Plastic shrinkage properties of baler twine fibre reinforced concrete

Abstract

The large amount of used polypropylene baler twine generated from the agricultural community may provide a low-cost, environmentally friendly source of fibre reinforcement that can be used to improve the properties of concrete. However, the performance of such fibres for the application has not yet been explored. The effectiveness of using small amounts of chopped baler twine to control the restrained plastic shrinkage cracking of portland cement mortar was investigated in this study. To determine the influence of baler twine fibre type, length and volume fraction on their performance, two types of baler twine ( one composed of strands with circular cross section, the other composed of flat band shape strands) in two lengths (19 mm and 38 mm) and three volume fractions (0.05%, 0.1%, and 0.3%) were evaluated. To compare the performance of baler twine fibre with that of other commercially available synthetic fibres, fibrillated polypropylene fibres at equal lengths and volume fractions was investigated.The restrained plastic shrinkage tests were carried out by subjecting the fibre-reinforced mortar specimens, cast on rough substrate bases, to a wind speed of 2.6 m/s, and relative humidity less than 3% at 35 °C for 22 hours.
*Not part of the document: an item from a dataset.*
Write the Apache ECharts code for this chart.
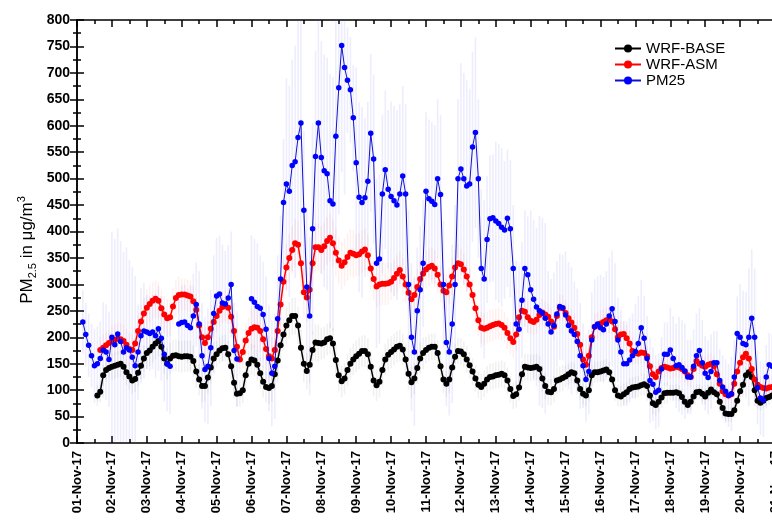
<!DOCTYPE html>
<html>
<head>
<meta charset="utf-8">
<script src="https://cdn.jsdelivr.net/npm/echarts@6/dist/echarts.min.js"></script>
<style>
  html, body { margin: 0; padding: 0; background: #fff; }
  #chart { width: 772px; height: 527px; }
</style>
</head>
<body>
<div id="chart"></div>
<script>
// day labels on the x axis, one per 24 h
var dayLabels = ['01-Nov-17', '02-Nov-17', '03-Nov-17', '04-Nov-17', '05-Nov-17', '06-Nov-17', '07-Nov-17',
  '08-Nov-17', '09-Nov-17', '10-Nov-17', '11-Nov-17', '12-Nov-17', '13-Nov-17', '14-Nov-17', '15-Nov-17',
  '16-Nov-17', '17-Nov-17', '18-Nov-17', '19-Nov-17', '20-Nov-17', '21-Nov-17'];

// values every 2 hours, first value at the given hour after 01-Nov 00:00
var stepHours = 2;
var baseStart = 14;
var wrfBase = [90, 97, 128, 138, 142, 144, 146, 148, 150, 144, 134, 126, 118, 121, 133, 146, 160, 170, 175, 182,
  188, 193, 182, 160, 150, 160, 165, 166, 164, 163, 164, 164, 163, 155, 135, 120, 108, 108, 124, 143,
  160, 168, 175, 179, 180, 168, 145, 114, 93, 94, 100, 128, 150, 158, 156, 148, 132, 116, 106, 104,
  108, 130, 156, 185, 205, 222, 232, 240, 240, 222, 180, 150, 136, 148, 176, 190, 189, 188, 190, 196,
  198, 188, 157, 128, 117, 122, 138, 150, 158, 164, 169, 174, 174, 168, 144, 118, 109, 116, 138, 158,
  167, 172, 177, 182, 184, 177, 158, 131, 115, 122, 142, 160, 170, 176, 180, 182, 182, 170, 145, 120,
  112, 120, 143, 163, 174, 173, 168, 158, 147, 135, 122, 110, 106, 112, 120, 125, 126, 128, 129, 131,
  128, 118, 102, 89, 92, 105, 130, 144, 143, 142, 143, 144, 140, 122, 108, 97, 96, 102, 118, 120,
  123, 126, 130, 134, 132, 118, 102, 93, 90, 100, 128, 134, 134, 135, 137, 139, 134, 120, 100, 90,
  88, 92, 96, 102, 105, 106, 107, 109, 111, 108, 90, 75, 72, 78, 86, 94, 95, 95, 95, 96,
  94, 87, 78, 72, 78, 88, 96, 97, 93, 88, 95, 101, 96, 92, 78, 66, 56, 55, 55, 62,
  80, 98, 110, 128, 134, 125, 100, 80, 76, 80, 85, 87, 90, 92];

var asmStart = 16;
var wrfAsm = [176, 180, 185, 189, 193, 195, 197, 196, 193, 186, 178, 176, 188, 212, 230, 245, 256, 263, 269, 273,
  269, 255, 243, 236, 238, 258, 274, 280, 281, 281, 279, 277, 268, 252, 222, 200, 189, 200, 216, 229,
  240, 250, 257, 260, 256, 239, 212, 182, 158, 172, 194, 208, 216, 219, 218, 212, 196, 178, 164, 160,
  176, 212, 262, 305, 332, 350, 365, 378, 375, 340, 285, 275, 290, 340, 370, 370, 365, 372, 382, 388,
  378, 360, 345, 335, 342, 352, 360, 358, 355, 357, 362, 366, 355, 330, 310, 296, 300, 301, 301, 302,
  305, 312, 320, 327, 315, 300, 284, 272, 280, 295, 310, 320, 328, 333, 335, 330, 318, 300, 288, 285,
  298, 315, 332, 340, 338, 328, 315, 300, 280, 255, 232, 218, 216, 218, 221, 223, 225, 226, 223, 218,
  208, 198, 191, 205, 238, 250, 248, 238, 231, 229, 233, 242, 247, 243, 239, 230, 220, 240, 256, 255,
  246, 236, 228, 218, 206, 186, 158, 148, 165, 200, 220, 222, 226, 229, 232, 233, 230, 215, 200, 205,
  206, 198, 188, 174, 170, 169, 171, 170, 164, 145, 130, 125, 135, 142, 144, 143, 141, 142, 144, 143,
  140, 135, 128, 125, 140, 155, 150, 146, 144, 148, 150, 145, 130, 112, 98, 92, 90, 92, 112, 135,
  152, 162, 169, 160, 140, 120, 110, 106, 104, 103, 105, 106, 106];

var pmStart = 4;
var pm25 = [229, 205, 185, 165, 146, 150, 160, 176, 172, 158, 200, 186, 206, 192, 172, 180, 176, 162, 146, 172,
  203, 212, 210, 207, 210, 203, 216, 198, 168, 150, 145, null, null, 225, 228, 229, 222, 218, 240, 262,
  225, 165, 139, 145, 180, 245, 278, 282, 265, 263, 274, 300, 175, 159, null, null, null, null, 273, 266,
  258, 255, 243, 215, 160, 132, 145, 235, 310, 455, 490, 476, 525, 532, 578, 605, 440, 295, 240, 405,
  542, 605, 540, 515, 509, 458, 452, 580, 672, 752, 710, 686, 668, 615, 530, 465, 455, 464, 495, 586,
  537, 340, 348, 471, 517, 480, 466, 458, 450, 471, 505, 471, 300, 200, 172, 250, 290, 340, 476, 462,
  457, 451, 500, 470, 300, 190, 172, 225, 300, 500, 518, 500, 486, 490, 560, 587, 500, 330, 310, 385,
  424, 426, 420, 415, 408, 403, 425, 405, 330, 225, 215, 270, 330, 318, 290, 272, 257, 250, 246, 236,
  225, 210, 222, 244, 258, 256, 242, 222, 212, 205, 192, 165, 146, 120, 135, 195, 220, 225, 218, 214,
  225, 240, 254, 230, 195, 172, 150, 150, 157, 165, 173, 188, 218, 198, 160, 118, 111, 96, 100, 140,
  168, 168, 176, 160, 146, 148, 143, 136, 125, 125, 145, 165, 175, 152, 132, 124, 135, 152, 152, 118,
  106, 98, 90, 93, 125, 207, 200, 188, 186, 200, 236, 200, 105, 85, 81, 125, 148, 145, 145];

// half-height of the PM25 error bars, read in 6-hour blocks starting at hour 0
var pmErrStep = 6;
var pm25Err = [60, 60, 70, 90, 200, 190, 170, 90, 70, 80, 90, 60, 70, 80, 100, 110,
  110, 100, 90, 80, 120, 100, 100, 120, 200, 220, 150, 200, 220, 240, 240, 100,
  180, 150, 160, 150, 180, 170, 140, 120, 150, 150, 120, 150, 200, 180, 150, 120,
  150, 130, 120, 110, 150, 180, 100, 100, 120, 100, 80, 90, 100, 110, 80, 80,
  90, 80, 70, 60, 80, 90, 70, 80, 70, 60, 60, 70, 100, 130, 70, 60, 60];

// half-height of the model error bars, one value per day
var baseErr = [20, 25, 30, 30, 25, 30, 35, 30, 30, 30, 25, 25, 25, 25, 20, 20, 20, 15, 15, 15, 15];
var asmErr = [25, 30, 35, 30, 30, 40, 45, 45, 40, 35, 35, 30, 30, 25, 25, 25, 20, 20, 20, 20, 20];

var seriesNames = ['WRF-BASE', 'WRF-ASM', 'PM25'];
var seriesColors = ['#000000', '#ff0000', '#0000ff'];
var lineColors = ['#000000', '#ff0000', '#1010d0'];

function toPoints(start, values) {
  return values.map(function (v, i) {
    return [start + i * stepHours, v];
  });
}

function errBars(start, values, errs, errStep) {
  var out = [];
  values.forEach(function (v, i) {
    if (v == null) return;
    var h = start + i * stepHours;
    var e = errs[Math.floor(h / errStep)];
    out.push([h, Math.max(0, v - e), v + e]);
  });
  return out;
}

var labelFont = 'Liberation Sans, Arial, sans-serif';
var axisBlack = { color: '#000', width: 1.5 };

function xAxisCfg(pos) {
  return {
    type: 'value',
    position: pos,
    min: 0,
    max: 480,
    interval: 24,
    axisLine: { show: true, onZero: false, lineStyle: axisBlack },
    axisTick: { show: true, inside: true, length: 7, lineStyle: axisBlack },
    minorTick: { show: true, splitNumber: 2, length: 4, lineStyle: axisBlack },
    splitLine: { show: false },
    axisLabel: pos === 'bottom' ? {
      show: true,
      rotate: 90,
      margin: 8,
      color: '#000',
      fontWeight: 'bold',
      fontSize: 13,
      fontFamily: labelFont,
      showMaxLabel: true,
      hideOverlap: false,
      formatter: function (v) { return dayLabels[Math.round(v / 24)] || ''; }
    } : { show: false }
  };
}

function yAxisCfg(pos) {
  return {
    type: 'value',
    position: pos,
    min: 0,
    max: 800,
    interval: 50,
    axisLine: { show: true, lineStyle: axisBlack },
    axisTick: { show: true, inside: true, length: 7, lineStyle: axisBlack },
    minorTick: { show: true, splitNumber: 2, length: 4, lineStyle: axisBlack },
    splitLine: { show: false },
    axisLabel: pos === 'left' ? {
      show: true,
      margin: 7,
      color: '#000',
      fontWeight: 'bold',
      fontSize: 14,
      fontFamily: labelFont
    } : { show: false }
  };
}

var lineSeries = [
  [baseStart, wrfBase, 6, 1.5],
  [asmStart, wrfAsm, 6, 1.5],
  [pmStart, pm25, 5.5, 1]
].map(function (s, i) {
  return {
    name: seriesNames[i],
    type: 'line',
    data: toPoints(s[0], s[1]),
    symbol: 'circle',
    symbolSize: s[2],
    showSymbol: true,
    showAllSymbol: true,
    color: seriesColors[i],
    lineStyle: { width: s[3], color: lineColors[i] },
    itemStyle: { color: seriesColors[i] },
    z: 3 + i
  };
});

function errSeries(name, data, stroke) {
  return {
    name: name,
    type: 'custom',
    data: data,
    z: 1,
    silent: true,
    clip: true,
    renderItem: function (params, api) {
      var p1 = api.coord([api.value(0), api.value(1)]);
      var p2 = api.coord([api.value(0), api.value(2)]);
      return {
        type: 'line',
        shape: { x1: p1[0], y1: p1[1], x2: p2[0], y2: p2[1] },
        style: { stroke: stroke, lineWidth: 1.6 }
      };
    }
  };
}

var errorSeries = [
  errSeries('base-error', errBars(baseStart, wrfBase, baseErr, 24), 'rgba(0,0,0,0.06)'),
  errSeries('asm-error', errBars(asmStart, wrfAsm, asmErr, 24), 'rgba(255,0,0,0.06)'),
  errSeries('pm25-error', errBars(pmStart, pm25, pm25Err, pmErrStep), 'rgba(110,110,235,0.12)')
];

var myChart = echarts.init(document.getElementById('chart'), null, { renderer: 'canvas' });
var option = {
  animation: false,
  backgroundColor: '#fff',
  grid: { left: 77, top: 20, right: -3, bottom: 84, outerBoundsMode: 'none', containLabel: false },
  legend: {
    data: seriesNames,
    orient: 'vertical',
    left: 609,
    top: 36,
    itemWidth: 26,
    itemHeight: 10,
    itemGap: 1,
    textStyle: { fontSize: 15, color: '#000', fontFamily: labelFont }
  },
  xAxis: [xAxisCfg('bottom'), xAxisCfg('top')],
  yAxis: [yAxisCfg('left'), yAxisCfg('right')],
  graphic: [{
    type: 'text',
    x: 27,
    y: 250,
    rotation: Math.PI / 2,
    style: {
      text: '{a|PM}{b|2.5}{a| in μg/m}{c|3}',
      align: 'center',
      verticalAlign: 'middle',
      fill: '#000',
      rich: {
        a: { fontSize: 17, fontFamily: labelFont, lineHeight: 22 },
        b: { fontSize: 11, fontFamily: labelFont, lineHeight: 12, verticalAlign: 'bottom' },
        c: { fontSize: 11, fontFamily: labelFont, lineHeight: 12, verticalAlign: 'top' }
      }
    }
  }],
  series: errorSeries.concat(lineSeries)
};
myChart.setOption(option);
</script>
</body>
</html>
To evaluate the effectiveness of the fibres, the crack numbers were recorded, and the maximum crack width and total crack area on the surface of each specimen were measured using an image analysis technique. Unrestrained plastic shrinkage tests were also conducted in which fibre-reinforced mortar specimens without the substrate bases were tested under the same environmental conditions.Test results indicate that both types of baler twine are capable of controlling restrained plastic shrinkage cracking to some extent, but are not as effective as fibrillated polypropylene. The baler twine composed of band shape strands performed better than the one composed of strands with circular cross section. Compared with plain specimens, the total crack area was reduced by 95.3, 77.5 and 38.7% when 0.3% volume fraction of 38 mm fibrillated polypropylene, band shape baler twine and circular baler twine fibres, respectively, were added. Similar reductions in maximum crack width were observed. Fibre length did not significantly influence cracking behaviour. Free plastic shrinkage was significantly reduced only when long fibre lengths (38 mm) and high volume fractions (0.3%) were used.